Naomi thinks about the well-intentioned questions and comments she often gets about whether she likes Canada, how good her English is, and if she’s ever been “back” to Japan. She says she is from Canada. The fact that Obasan is not puts her in “silent territory,” beyond multiculturalism and racism.

Analysis

While Chapter 31 intimates that Naomi’s father has died, we don’t find out for sure until Chapter 32. This uncertainty mirrors Naomi’s own refusal to comprehend her father’s death. Because the news is too staggering for her to take in, she shuts down. Instead of coming to grips with the death of her parent, she channels her attention toward the injured frog. This creature resembles the chicks and kittens of previous chapters in his helplessness and innocence, and becomes a receptacle for the love Naomi will no longer be able to express to her father. His recovery is bittersweet: It is a pleasant surprise, and shows the success of Naomi’s kind ministrations, but it also underlines Naomi’s powerlessness to bring back her father.

Chapter 34 features our first glimpse at an extended interaction between Naomi and white people since Rough Lock Bill saved her life at the lake. While many chapters have contained references to snubs, racist remarks, or the threat of physical violence, these references have been fleeting. Here we get a long look at an uncomfortable meeting of cultures. The interaction is particularly fraught because the Barkers employed Naomi’s family during the war years, which makes them directly responsible for the subhuman living conditions their employees suffered. Mr. Barker’s remark about the bad treatment of “our Japanese” is not only clichéd and offensive, it is dripping in unintentional irony. He fancies himself a kind man who has embraced multiculturalism, and perhaps he is. Even if his intentions are sterling, however, that does not erase the fact that his pleasantry about the poor treatment of Japanese Canadians grossly understates his own part in that poor treatment.

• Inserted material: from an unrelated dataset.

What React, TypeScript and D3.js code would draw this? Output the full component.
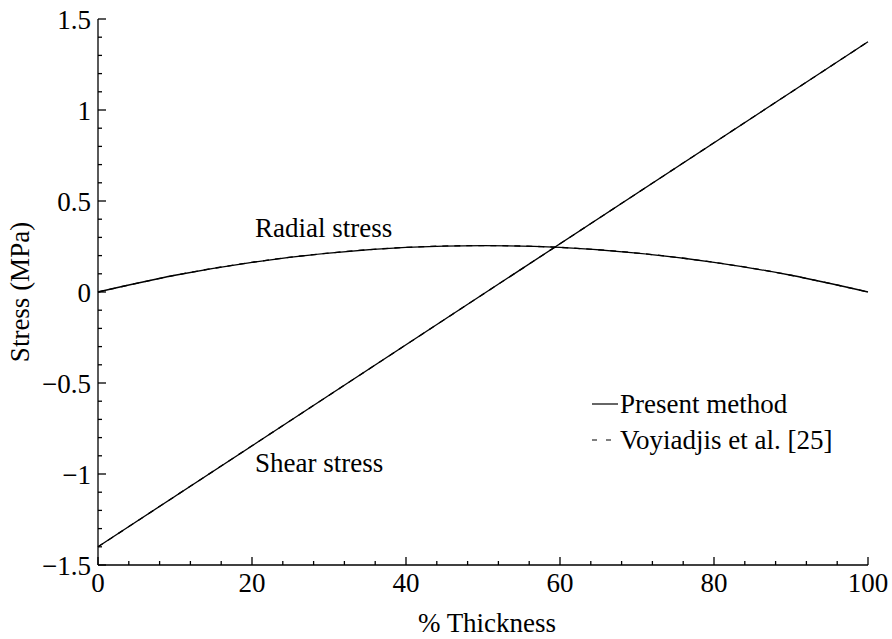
import React from "react";
import * as d3 from "d3";

const thickness = [0, 10, 20, 30, 40, 50, 60, 70, 80, 90, 100];
const radialStress = [0, 0.092, 0.163, 0.214, 0.245, 0.255, 0.245, 0.214, 0.163, 0.092, 0];
const shearThickness = [0, 100];
const shearStress = [-1.4, 1.375];
const xTicks = [0, 20, 40, 60, 80, 100];
const yTicks = [-1.5, -1, -0.5, 0, 0.5, 1, 1.5];
const legendLabels = ["Present method", "Voyiadjis et al. [25]"];

const W = 892, H = 639;
const FONT = "'Liberation Serif', 'DejaVu Serif'";

export default function App() {
  const x = d3.scaleLinear().domain([0, 100]).range([98, 868]);
  const y = d3.scaleLinear().domain([-1.5, 1.5]).range([565, 19]);
  const line = d3.line<[number, number]>().x(d => x(d[0])).y(d => y(d[1]));
  const curve = d3.line<[number, number]>().x(d => x(d[0])).y(d => y(d[1])).curve(d3.curveCatmullRom);
  const radial: [number, number][] = thickness.map((t, i) => [t, radialStress[i]]);
  const shear: [number, number][] = shearThickness.map((t, i) => [t, shearStress[i]]);
  const xMinor = d3.range(0, 101, 4);
  const yMinor = d3.range(-15, 16, 1).map(v => v / 10);
  const fmt = (v: number) => (v < 0 ? "\u2212" + String(-v) : String(v));

  return (
    <svg width={W} height={H} style={{ position: "absolute", left: 0, top: 0, background: "#fff" }}>
      <g fill="none" stroke="#000" strokeWidth={1.3}>
        <path d={curve(radial) || ""} strokeDasharray="6,6" />
        <path d={line(shear) || ""} strokeDasharray="6,6" />
        <path d={curve(radial) || ""} />
        <path d={line(shear) || ""} />
      </g>
      <g stroke="#000" strokeWidth={1.3}>
        <line x1={x(0)} x2={x(100)} y1={y(-1.5)} y2={y(-1.5)} />
        <line x1={x(0)} x2={x(0)} y1={y(-1.5)} y2={y(1.5)} />
        {xMinor.map(v => (
          <line key={"xm" + v} x1={x(v)} x2={x(v)} y1={y(-1.5)} y2={y(-1.5) - (v % 20 === 0 ? 8 : 4)} />
        ))}
        {yMinor.map(v => (
          <line key={"ym" + v} x1={x(0)} x2={x(0) + (Math.abs(Math.round(v * 10)) % 5 === 0 ? 8 : 4)} y1={y(v)} y2={y(v)} />
        ))}
      </g>
      <g style={{ fontFamily: FONT, fontSize: "27px" }} fill="#000">
        {xTicks.map(v => (
          <text key={"xt" + v} x={x(v)} y={y(-1.5) + 27} textAnchor="middle">{fmt(v)}</text>
        ))}
        {yTicks.map(v => (
          <text key={"yt" + v} x={x(0) - 7} y={y(v) + 10} textAnchor="end">{fmt(v)}</text>
        ))}
        <text x={487} y={632} textAnchor="middle">% Thickness</text>
        <text transform={`translate(29,${y(0)}) rotate(-90)`} textAnchor="middle">Stress (MPa)</text>
        <text x={255} y={237}>Radial stress</text>
        <text x={255} y={472}>Shear stress</text>
        <line x1={592} x2={618} y1={404} y2={404} stroke="#000" strokeWidth={1.2} />
        <line x1={592} x2={618} y1={440} y2={440} stroke="#000" strokeWidth={1.2} strokeDasharray="5,9" />
        <text x={620} y={413}>{legendLabels[0]}</text>
        <text x={620} y={449}>{legendLabels[1]}</text>
      </g>
    </svg>
  );
}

Chapter 34 suggests that good intentions are not enough. It is nice of the Barkers to pay their condolences, but their behavior once they get to Obasan’s house undermines their kind gesture. Mr. Barker hollers at Obasan in broken English, as if she will understand bad grammar more easily; Vivian perches on the edge of her seat as if loath to touch the furniture; both seem ill at ease. Similarly, the good intentions of people who ask Naomi whether she likes Canada, among other questions, do not excuse their cluelessness.

Naomi reacts with irritation to the Barkers, just as she does to the offensive questions. When she says she wishes she could erase the unfamiliar smells of Japanese food from the house, or see the dust she and Obasan are too short to see, she is being sarcastic and displaying her frustration with the stereotypical thinking of white Canadians. But if anything, her reaction is remarkably measured. She wonders if perhaps Vivian is being solicitous, rather than just condescending. She assumes that even her rudest interlocutors have kindness in their hearts.

Naomi sees Obasan’s identity as less complex and tortured than her own. Naomi herself is Canadian through and through—but she faces a constant barrage of questions about her nationality. Her self-image doesn’t match the way many of her fellow Canadians perceive her, and frustration is the result. As Naomi sees it, Obasan doesn’t face the same kind of problems. She is what people assume Naomi is: originally from Japan. That fact, and her silence, makes her inviolate.